A rede de carregamento como rede de segurança
Enquanto a tecnologia das baterias evolui, a infraestrutura de carregamento também ajuda a reduzir a ansiedade com a autonomia. Em 2024, os Estados Unidos já contavam com mais de 165 mil pontos públicos de recarga, e carregadores rápidos capazes de adicionar 320 km em 15 a 20 minutos estão se tornando comuns.
Isso não resolve totalmente a questão da autonomia, mas muda a conversa: em vez de precisar de 800 km por carga, os motoristas só precisam de locais consistentes e convenientes para recarregar.
O que esperar do futuro
Nos próximos dez anos, veremos uma “convergência” — quando a diferença entre autonomia de laboratório e autonomia real será de menos de 10%. A combinação de baterias melhores, softwares mais inteligentes e veículos mais eficientes (como designs aerodinâmicos otimizados) será o motor dessa mudança.
Isso significa que, no futuro, os compradores de EV não precisarão mais fazer contas mentais toda vez que ligarem o aquecedor. O número mostrado no painel estará muito mais próximo da realidade.
Vale a pena esperar?
Se você ainda não comprou um EV por medo da autonomia, talvez não precise adiar. Para a maioria dos motoristas, os modelos atuais já cobrem com folga as necessidades do dia a dia — especialmente se houver a opção de recarregar em casa.
Mas se o seu hábito de direção inclui longas viagens em condições extremas de clima, esperar alguns anos pode significar ter acesso a baterias muito mais avançadas, que se adaptem melhor ao seu estilo de vida.
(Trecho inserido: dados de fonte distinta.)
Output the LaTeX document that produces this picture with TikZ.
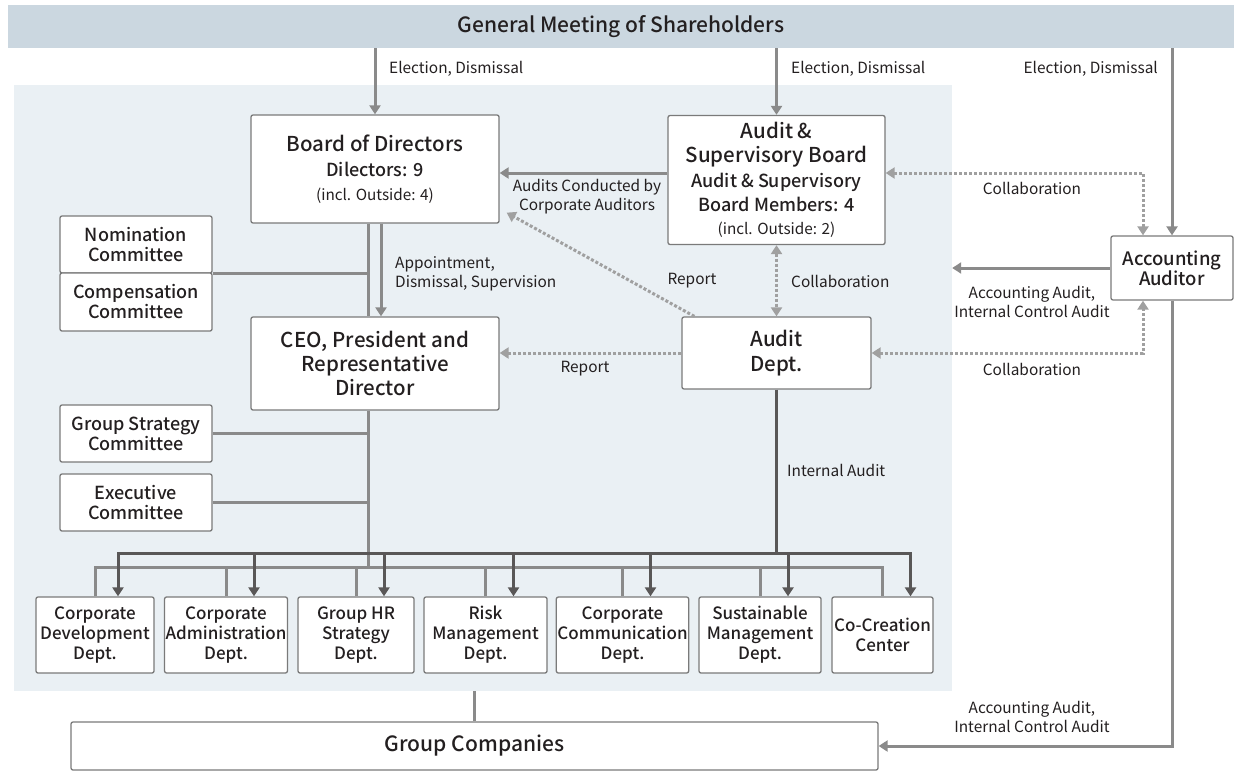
\documentclass[tikz,border=0pt]{standalone}
\usepackage{fontspec}
\setmainfont{Noto Sans CJK JP}[BoldFont={Noto Sans CJK JP Medium}]
\usetikzlibrary{arrows.meta}

\definecolor{bannerblue}{HTML}{CBD7E0}
\definecolor{panelblue}{HTML}{EAF0F4}
\definecolor{edgegray}{HTML}{7A7A7A}
\definecolor{linegray}{HTML}{8A8A8A}
\definecolor{busgray}{HTML}{595757}
\definecolor{dotgray}{HTML}{A0A0A0}
\definecolor{inkgray}{HTML}{231F20}

\newcommand\subline[1]{{\fontsize{18}{22}\selectfont #1}}
\newcommand\outline[1]{{\mdseries\fontsize{15.3}{19}\selectfont #1}}

\tikzset{
	box/.style={draw=edgegray, fill=white, line width=1.3pt, rounded corners=2pt, align=center, inner sep=1pt, text=inkgray, font=\bfseries\fontsize{20.5}{24}\selectfont},
	dept/.style={box, minimum height=76pt, font=\bfseries\fontsize{17}{20}\selectfont},
	cmte/.style={box, minimum width=152pt, font=\bfseries\fontsize{18}{20}\selectfont},
	lbl/.style={text=inkgray, inner sep=0pt, align=center, font=\fontsize{15.4}{19}\selectfont},
	tip/.style={-{Triangle[width=11pt,length=9pt]}},
	tips/.style={{Triangle[width=11pt,length=9pt]}-{Triangle[width=11pt,length=9pt]}},
	solidline/.style={draw=linegray, line width=3pt},
	busline/.style={draw=busgray, line width=3pt},
	dotline/.style={draw=dotgray, line width=3pt, dash pattern=on 3pt off 2pt},
}

\begin{document}
\begin{tikzpicture}[x=1pt,y=-1pt]
	\useasboundingbox (0,0) rectangle (1234,771);

	\node[fill=bannerblue, minimum width=1226pt, minimum height=43pt, text=inkgray, font=\bfseries\fontsize{21}{24}\selectfont] (gms) at (621,26.5) {General Meeting of Shareholders};
	\node[fill=panelblue, minimum width=938pt, minimum height=606pt] (panel) at (483,388) {};

	\node[box, minimum width=248pt, minimum height=108pt] (brd) at (375,169) {Board of Directors\\[1pt]\subline{Dilectors: 9}\\\outline{(incl. Outside: 4)}};
	\node[box, minimum width=217pt, minimum height=129pt] (aud) at (776.5,180) {Audit \&\\Supervisory Board\\[1pt]\subline{Audit \& Supervisory}\\\subline{Board Members: 4}\\[-1pt]\outline{(incl. Outside: 2)}};
	\node[box, minimum width=122pt, minimum height=64pt, font=\bfseries\fontsize{18.5}{20}\selectfont] (acc) at (1172,268) {Accounting\\Auditor};
	\node[box, minimum width=248pt, minimum height=93pt] (ceo) at (375,363.5) {CEO, President and\\Representative\\Director};
	\node[box, minimum width=189pt, minimum height=72pt, font=\bfseries\fontsize{20.5}{25}\selectfont] (adp) at (776.5,353) {Audit\\Dept.};

	\node[cmte, minimum height=57pt] (nom) at (136,244.5) {Nomination\\Committee};
	\node[cmte, minimum height=58pt] (cmp) at (136,302) {Compensation\\Committee};
	\node[cmte, minimum height=57pt] (gsc) at (136,433.5) {Group Strategy\\Committee};
	\node[cmte, minimum height=57pt] (exc) at (136,502.5) {Executive\\Committee};

	\node[dept, minimum width=118pt] (d1) at (95,635) {Corporate\\Development\\Dept.};
	\node[dept, minimum width=122pt] (d2) at (226,635) {Corporate\\Administration\\Dept.};
	\node[dept, minimum width=116pt] (d3) at (356,635) {Group HR\\Strategy\\Dept.};
	\node[dept, minimum width=123pt] (d4) at (485.5,635) {Risk\\Management\\Dept.};
	\node[dept, minimum width=131pt] (d5) at (622.5,635) {Corporate\\Communication\\Dept.};
	\node[dept, minimum width=122pt] (d6) at (760,635) {Sustainable\\Management\\Dept.};
	\node[dept, minimum width=101pt] (d7) at (882.5,635) {Co-Creation\\Center};

	\node[box, minimum width=807pt, minimum height=48pt, font=\bfseries\fontsize{21}{24}\selectfont] (grp) at (474.5,746) {Group Companies};

	\node[lbl, anchor=west] (el1) at (389,69) {Election, Dismissal};
	\node[lbl, anchor=west] (el2) at (791,69) {Election, Dismissal};
	\node[lbl, anchor=east] (el3) at (1158,69) {Election, Dismissal};
	\node[lbl] (acp) at (587,197) {Audits Conducted by\\Corporate Auditors};
	\node[lbl] (rp1) at (692,281) {Report};
	\node[lbl, anchor=west] (cl1) at (791,281) {Collaboration};
	\node[lbl, anchor=west, align=left] (apt) at (395,274) {Appointment,\\Dismissal, Supervision};
	\node[lbl] (rp2) at (585,369) {Report};
	\node[lbl] (cl2) at (1032,188) {Collaboration};
	\node[lbl] (aa1) at (1032,302) {Accounting Audit,\\Internal Control Audit};
	\node[lbl] (cl3) at (1032,369) {Collaboration};
	\node[lbl, anchor=west] (ina) at (787,470) {Internal Audit};
	\node[lbl] (aa2) at (1032,717) {Accounting Audit,\\Internal Control Audit};

	\coordinate (dkbus) at (0,553);
	\coordinate (grbus) at (0,567);
	\coordinate (trunk) at ([xshift=-7pt]ceo.south);

	\draw[solidline,tip] (gms.south -| brd.north) -- (brd.north);
	\draw[solidline,tip] (gms.south -| aud.north) -- (aud.north);
	\draw[solidline,tip] (gms.south -| acc.north) -- (acc.north);

	\draw[solidline,tip] (aud.west |- 0,173) -- (brd.east |- 0,173);
	\draw[dotline,tip] ([xshift=13pt]adp.north west) -- ([xshift=7pt,yshift=11pt]brd.south east);
	\draw[dotline,tip] (adp.west) -- (adp.west -| ceo.east);
	\draw[dotline,tips] (aud.south) -- (adp.north);
	\draw[dotline,tips] (aud.east |- 0,173) -| ([xshift=-29pt]acc.north);
	\draw[dotline,tips] (adp.east) -| ([xshift=-29pt]acc.south);

	\draw[solidline,tip] (acc.west) -- (acc.west -| panel.east);
	\draw[solidline,tip] (acc.south) |- (grp.east);
	\draw[solidline] (grp.north) -- (grp.north |- panel.south);

	\draw[solidline] ([xshift=-7pt]brd.south) -- ([xshift=-7pt]ceo.north);
	\draw[solidline,tip] ([xshift=6pt]brd.south) -- ([xshift=6pt]ceo.north);
	\draw[solidline] (nom.south east) -- (nom.south east -| trunk);
	\draw[solidline] (gsc.east) -- (gsc.east -| trunk);
	\draw[solidline] (exc.east) -- (exc.east -| trunk);
	\draw[solidline] (trunk) -- (trunk |- grbus);

	\draw[solidline] (d1.north) -- (d1.north |- grbus) -- (d7.north |- grbus) -- (d7.north);
	\foreach \d in {d2,d3,d4,d5,d6}
		\draw[solidline] (\d.north) -- (\d.north |- grbus);

	\draw[busline] (adp.south) -- (adp.south |- dkbus);
	\draw[busline,line cap=rect] ([xshift=23pt]d1.north |- dkbus) -- ([xshift=28pt]d7.north |- dkbus);
	\draw[busline,tip] ([xshift=23pt]d1.north |- dkbus) -- ([xshift=23pt]d1.north);
	\foreach \d in {d2,d3,d4,d5,d6,d7}
		\draw[busline,tip] ([xshift=28pt]\d.north |- dkbus) -- ([xshift=28pt]\d.north);
\end{tikzpicture}
\end{document}
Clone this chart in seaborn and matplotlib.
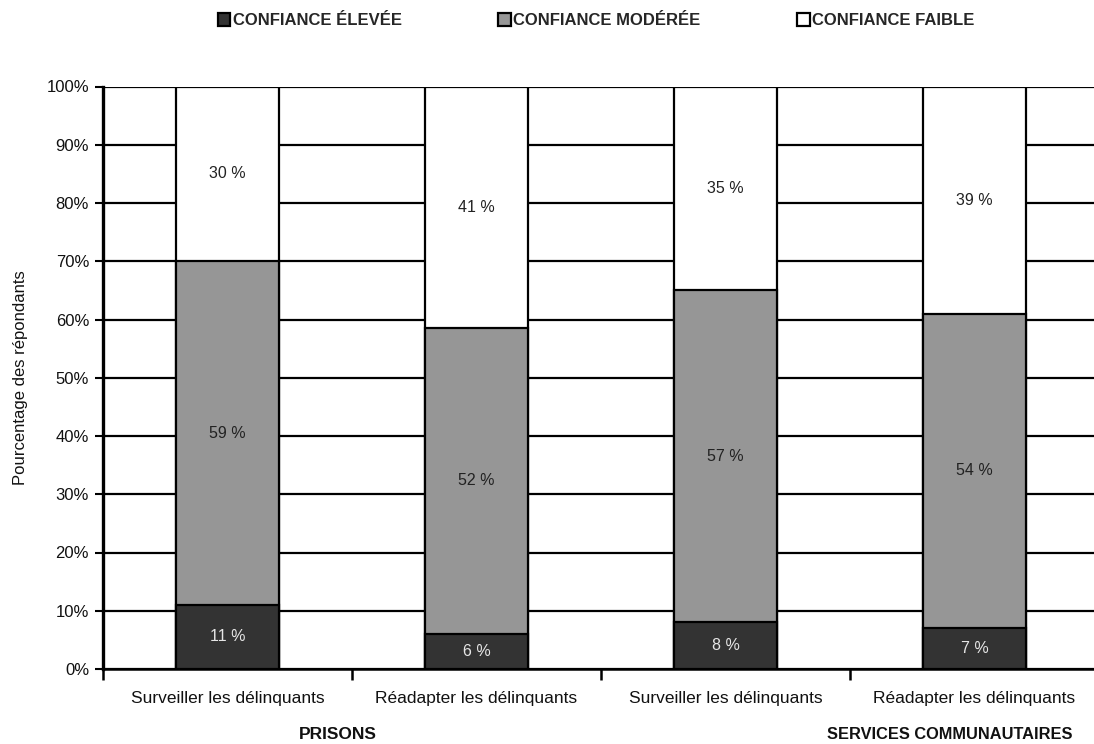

Talvez você já tenha sentido a frustração de ver a estimativa de autonomia derreter mais rápido que sorvete em agosto.
Ou talvez só esteja curioso se os EVs realmente conseguem “ir até o fim”. Seja qual for o caso, a diferença entre “quilômetros de laboratório” e “quilômetros reais” está diminuindo — e, no ritmo da inovação, da próxima vez que você olhar um número em um folheto brilhante, poderá realmente acreditar nele.